Extract everything from the first line through the line with "PCPV_MAX = [0.49, 0.67, 0.65, 0.69]", both ends included, except for any pictures.
**********
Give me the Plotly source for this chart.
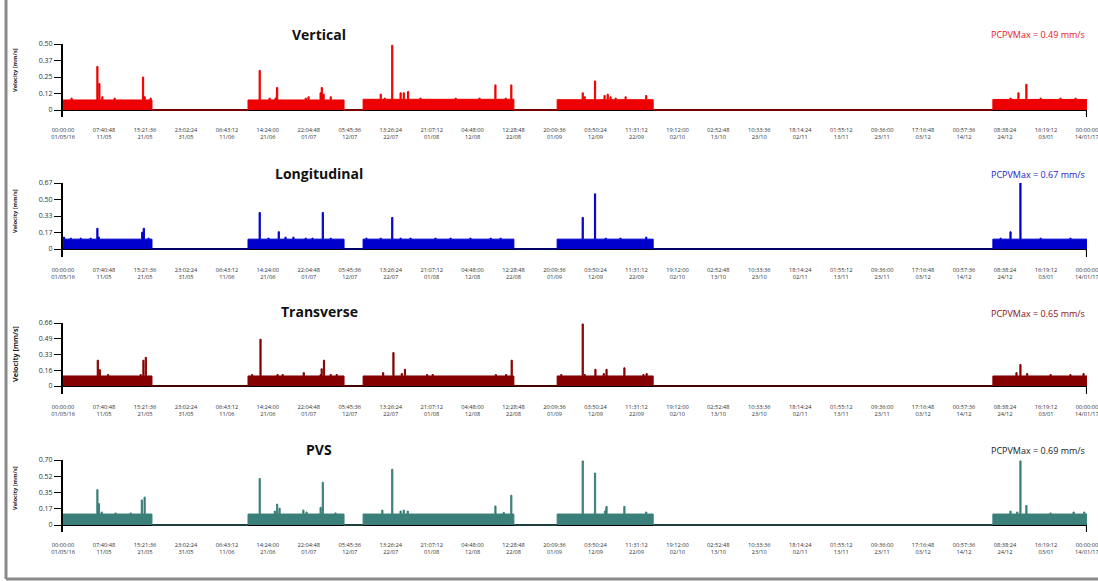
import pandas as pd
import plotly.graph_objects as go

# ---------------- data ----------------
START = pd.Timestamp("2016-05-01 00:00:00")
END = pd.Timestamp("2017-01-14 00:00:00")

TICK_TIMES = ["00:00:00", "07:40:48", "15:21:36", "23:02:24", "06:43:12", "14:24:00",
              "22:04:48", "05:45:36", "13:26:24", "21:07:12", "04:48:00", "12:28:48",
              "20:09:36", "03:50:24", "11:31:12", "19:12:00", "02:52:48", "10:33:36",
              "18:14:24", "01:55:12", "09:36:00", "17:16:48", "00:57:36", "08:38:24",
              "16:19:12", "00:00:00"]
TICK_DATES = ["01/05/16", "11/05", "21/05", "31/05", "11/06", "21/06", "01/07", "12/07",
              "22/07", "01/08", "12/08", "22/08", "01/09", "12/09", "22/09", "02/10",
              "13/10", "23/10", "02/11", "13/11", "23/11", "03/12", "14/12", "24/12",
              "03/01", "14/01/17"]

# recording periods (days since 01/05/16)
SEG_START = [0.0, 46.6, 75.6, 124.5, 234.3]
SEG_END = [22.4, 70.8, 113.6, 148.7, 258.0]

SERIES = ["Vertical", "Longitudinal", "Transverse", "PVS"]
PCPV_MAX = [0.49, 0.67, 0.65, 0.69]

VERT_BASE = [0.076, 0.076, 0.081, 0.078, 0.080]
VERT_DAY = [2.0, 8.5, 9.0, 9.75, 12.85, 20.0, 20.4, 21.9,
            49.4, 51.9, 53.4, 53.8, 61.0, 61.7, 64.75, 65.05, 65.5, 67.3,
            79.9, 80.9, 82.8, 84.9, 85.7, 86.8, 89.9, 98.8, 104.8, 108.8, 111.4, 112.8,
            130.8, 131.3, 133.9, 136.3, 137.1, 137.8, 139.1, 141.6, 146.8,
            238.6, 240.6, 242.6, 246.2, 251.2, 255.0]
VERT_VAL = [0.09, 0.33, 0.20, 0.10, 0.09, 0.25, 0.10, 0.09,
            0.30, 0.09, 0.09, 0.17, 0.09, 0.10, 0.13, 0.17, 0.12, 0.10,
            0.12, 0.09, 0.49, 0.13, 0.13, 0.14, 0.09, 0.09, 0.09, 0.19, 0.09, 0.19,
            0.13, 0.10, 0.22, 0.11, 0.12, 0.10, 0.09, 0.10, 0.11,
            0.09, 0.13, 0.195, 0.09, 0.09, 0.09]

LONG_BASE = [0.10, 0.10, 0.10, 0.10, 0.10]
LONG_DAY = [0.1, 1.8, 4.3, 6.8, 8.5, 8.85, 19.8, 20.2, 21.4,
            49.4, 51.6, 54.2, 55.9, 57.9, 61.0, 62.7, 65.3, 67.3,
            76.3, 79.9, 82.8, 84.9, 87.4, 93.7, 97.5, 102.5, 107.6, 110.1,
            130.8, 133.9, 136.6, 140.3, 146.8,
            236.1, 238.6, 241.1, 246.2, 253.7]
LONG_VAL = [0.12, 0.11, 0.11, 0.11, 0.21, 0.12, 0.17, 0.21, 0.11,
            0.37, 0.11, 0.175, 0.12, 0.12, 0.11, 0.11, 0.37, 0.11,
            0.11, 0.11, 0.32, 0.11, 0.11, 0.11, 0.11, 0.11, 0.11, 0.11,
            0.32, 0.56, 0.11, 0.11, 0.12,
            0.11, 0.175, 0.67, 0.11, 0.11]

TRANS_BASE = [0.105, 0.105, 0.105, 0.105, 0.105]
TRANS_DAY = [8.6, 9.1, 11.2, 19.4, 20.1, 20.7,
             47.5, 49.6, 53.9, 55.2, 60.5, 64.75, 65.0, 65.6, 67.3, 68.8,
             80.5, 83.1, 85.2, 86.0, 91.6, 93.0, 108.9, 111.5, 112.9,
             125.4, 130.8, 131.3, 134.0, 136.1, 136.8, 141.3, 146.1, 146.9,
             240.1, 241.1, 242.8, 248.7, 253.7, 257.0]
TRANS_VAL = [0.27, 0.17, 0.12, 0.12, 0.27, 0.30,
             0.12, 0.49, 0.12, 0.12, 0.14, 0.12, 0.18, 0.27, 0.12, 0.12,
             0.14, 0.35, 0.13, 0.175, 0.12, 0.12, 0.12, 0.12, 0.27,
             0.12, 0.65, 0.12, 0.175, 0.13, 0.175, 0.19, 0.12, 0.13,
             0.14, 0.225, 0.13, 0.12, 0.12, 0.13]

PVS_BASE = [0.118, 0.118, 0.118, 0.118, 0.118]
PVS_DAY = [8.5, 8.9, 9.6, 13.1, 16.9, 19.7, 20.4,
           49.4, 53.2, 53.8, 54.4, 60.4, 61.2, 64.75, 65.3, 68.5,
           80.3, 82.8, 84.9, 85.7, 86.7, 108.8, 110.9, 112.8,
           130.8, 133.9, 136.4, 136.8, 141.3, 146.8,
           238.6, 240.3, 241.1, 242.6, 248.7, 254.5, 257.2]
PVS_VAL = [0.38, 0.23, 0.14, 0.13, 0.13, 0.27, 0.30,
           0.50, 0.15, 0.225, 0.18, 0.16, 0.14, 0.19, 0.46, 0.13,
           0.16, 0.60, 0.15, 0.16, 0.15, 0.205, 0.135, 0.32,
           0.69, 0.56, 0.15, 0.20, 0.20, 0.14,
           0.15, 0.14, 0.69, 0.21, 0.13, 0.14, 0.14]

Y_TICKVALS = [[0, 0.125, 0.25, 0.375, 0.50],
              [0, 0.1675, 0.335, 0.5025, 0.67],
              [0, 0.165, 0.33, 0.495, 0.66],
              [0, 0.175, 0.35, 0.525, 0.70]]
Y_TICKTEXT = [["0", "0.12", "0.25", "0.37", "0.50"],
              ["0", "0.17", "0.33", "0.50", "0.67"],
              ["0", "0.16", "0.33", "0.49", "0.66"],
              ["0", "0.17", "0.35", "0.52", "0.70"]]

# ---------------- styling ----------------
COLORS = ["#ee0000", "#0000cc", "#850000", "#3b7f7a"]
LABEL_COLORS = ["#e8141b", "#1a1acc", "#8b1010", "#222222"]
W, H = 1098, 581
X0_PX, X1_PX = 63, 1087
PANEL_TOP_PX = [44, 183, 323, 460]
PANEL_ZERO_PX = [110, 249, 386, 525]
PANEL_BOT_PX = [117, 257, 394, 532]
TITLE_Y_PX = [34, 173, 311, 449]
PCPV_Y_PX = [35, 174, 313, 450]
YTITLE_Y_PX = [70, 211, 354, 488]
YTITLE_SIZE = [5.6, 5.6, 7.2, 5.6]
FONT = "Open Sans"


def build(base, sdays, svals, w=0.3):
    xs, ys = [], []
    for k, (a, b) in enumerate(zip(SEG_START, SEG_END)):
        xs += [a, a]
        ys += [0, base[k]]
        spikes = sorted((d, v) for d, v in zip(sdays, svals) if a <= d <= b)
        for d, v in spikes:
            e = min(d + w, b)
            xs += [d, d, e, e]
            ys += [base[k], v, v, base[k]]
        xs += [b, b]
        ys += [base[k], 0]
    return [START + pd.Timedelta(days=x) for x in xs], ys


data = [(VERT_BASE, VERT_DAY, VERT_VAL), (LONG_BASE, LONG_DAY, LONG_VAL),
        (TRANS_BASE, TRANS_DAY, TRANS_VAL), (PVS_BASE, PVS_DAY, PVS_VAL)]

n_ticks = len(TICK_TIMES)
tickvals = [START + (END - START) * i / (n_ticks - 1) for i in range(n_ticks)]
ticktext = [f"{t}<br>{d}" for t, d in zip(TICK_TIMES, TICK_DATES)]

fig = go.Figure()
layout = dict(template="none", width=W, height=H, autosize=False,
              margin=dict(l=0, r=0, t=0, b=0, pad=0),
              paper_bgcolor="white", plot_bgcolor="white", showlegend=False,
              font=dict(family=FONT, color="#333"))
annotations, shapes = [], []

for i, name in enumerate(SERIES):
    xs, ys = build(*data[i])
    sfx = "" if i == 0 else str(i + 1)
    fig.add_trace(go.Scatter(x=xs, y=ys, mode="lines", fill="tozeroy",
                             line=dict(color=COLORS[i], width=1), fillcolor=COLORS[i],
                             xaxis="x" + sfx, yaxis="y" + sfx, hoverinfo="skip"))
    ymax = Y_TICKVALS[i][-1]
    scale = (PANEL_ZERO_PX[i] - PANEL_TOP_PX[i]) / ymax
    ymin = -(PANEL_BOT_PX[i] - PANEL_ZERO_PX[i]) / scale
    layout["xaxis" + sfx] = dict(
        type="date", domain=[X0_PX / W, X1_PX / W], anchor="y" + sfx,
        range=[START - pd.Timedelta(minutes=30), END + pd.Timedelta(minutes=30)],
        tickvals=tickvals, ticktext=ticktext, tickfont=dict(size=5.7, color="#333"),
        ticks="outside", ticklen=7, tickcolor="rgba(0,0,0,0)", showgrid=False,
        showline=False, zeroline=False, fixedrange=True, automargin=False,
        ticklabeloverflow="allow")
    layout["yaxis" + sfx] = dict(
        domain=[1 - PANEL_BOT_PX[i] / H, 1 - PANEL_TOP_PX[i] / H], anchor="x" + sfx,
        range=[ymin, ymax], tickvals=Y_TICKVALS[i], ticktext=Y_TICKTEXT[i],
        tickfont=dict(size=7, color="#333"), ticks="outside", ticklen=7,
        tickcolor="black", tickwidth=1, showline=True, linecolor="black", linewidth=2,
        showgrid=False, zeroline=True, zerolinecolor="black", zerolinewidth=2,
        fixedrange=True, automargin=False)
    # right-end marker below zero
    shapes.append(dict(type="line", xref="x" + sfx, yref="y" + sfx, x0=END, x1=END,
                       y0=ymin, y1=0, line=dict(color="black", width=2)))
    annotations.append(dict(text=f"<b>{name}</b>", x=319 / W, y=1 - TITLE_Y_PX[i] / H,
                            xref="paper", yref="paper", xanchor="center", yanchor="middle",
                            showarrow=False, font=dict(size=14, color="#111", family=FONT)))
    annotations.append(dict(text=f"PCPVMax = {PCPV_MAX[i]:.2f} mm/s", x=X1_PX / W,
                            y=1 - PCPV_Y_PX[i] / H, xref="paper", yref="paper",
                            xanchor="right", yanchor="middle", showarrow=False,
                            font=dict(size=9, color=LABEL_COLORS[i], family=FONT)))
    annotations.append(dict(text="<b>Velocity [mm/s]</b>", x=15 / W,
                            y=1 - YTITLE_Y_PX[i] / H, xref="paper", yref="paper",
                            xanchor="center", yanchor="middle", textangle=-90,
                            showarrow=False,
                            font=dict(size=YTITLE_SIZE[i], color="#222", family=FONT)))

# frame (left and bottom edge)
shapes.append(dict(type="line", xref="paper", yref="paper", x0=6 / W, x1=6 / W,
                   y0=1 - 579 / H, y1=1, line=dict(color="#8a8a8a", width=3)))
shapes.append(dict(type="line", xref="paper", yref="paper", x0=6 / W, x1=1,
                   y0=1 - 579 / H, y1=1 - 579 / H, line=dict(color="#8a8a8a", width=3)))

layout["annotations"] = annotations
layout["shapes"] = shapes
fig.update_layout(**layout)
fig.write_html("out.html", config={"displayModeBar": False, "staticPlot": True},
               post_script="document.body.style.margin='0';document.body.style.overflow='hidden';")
**********
(Solution to the exercise):
Give me the Plotly source for this chart.
import pandas as pd
import plotly.graph_objects as go

# ---------------- data ----------------
START = pd.Timestamp("2016-05-01 00:00:00")
END = pd.Timestamp("2017-01-14 00:00:00")

TICK_TIMES = ["00:00:00", "07:40:48", "15:21:36", "23:02:24", "06:43:12", "14:24:00",
              "22:04:48", "05:45:36", "13:26:24", "21:07:12", "04:48:00", "12:28:48",
              "20:09:36", "03:50:24", "11:31:12", "19:12:00", "02:52:48", "10:33:36",
              "18:14:24", "01:55:12", "09:36:00", "17:16:48", "00:57:36", "08:38:24",
              "16:19:12", "00:00:00"]
TICK_DATES = ["01/05/16", "11/05", "21/05", "31/05", "11/06", "21/06", "01/07", "12/07",
              "22/07", "01/08", "12/08", "22/08", "01/09", "12/09", "22/09", "02/10",
              "13/10", "23/10", "02/11", "13/11", "23/11", "03/12", "14/12", "24/12",
              "03/01", "14/01/17"]

# recording periods (days since 01/05/16)
SEG_START = [0.0, 46.6, 75.6, 124.5, 234.3]
SEG_END = [22.4, 70.8, 113.6, 148.7, 258.0]

SERIES = ["Vertical", "Longitudinal", "Transverse", "PVS"]
PCPV_MAX = [0.49, 0.67, 0.65, 0.69]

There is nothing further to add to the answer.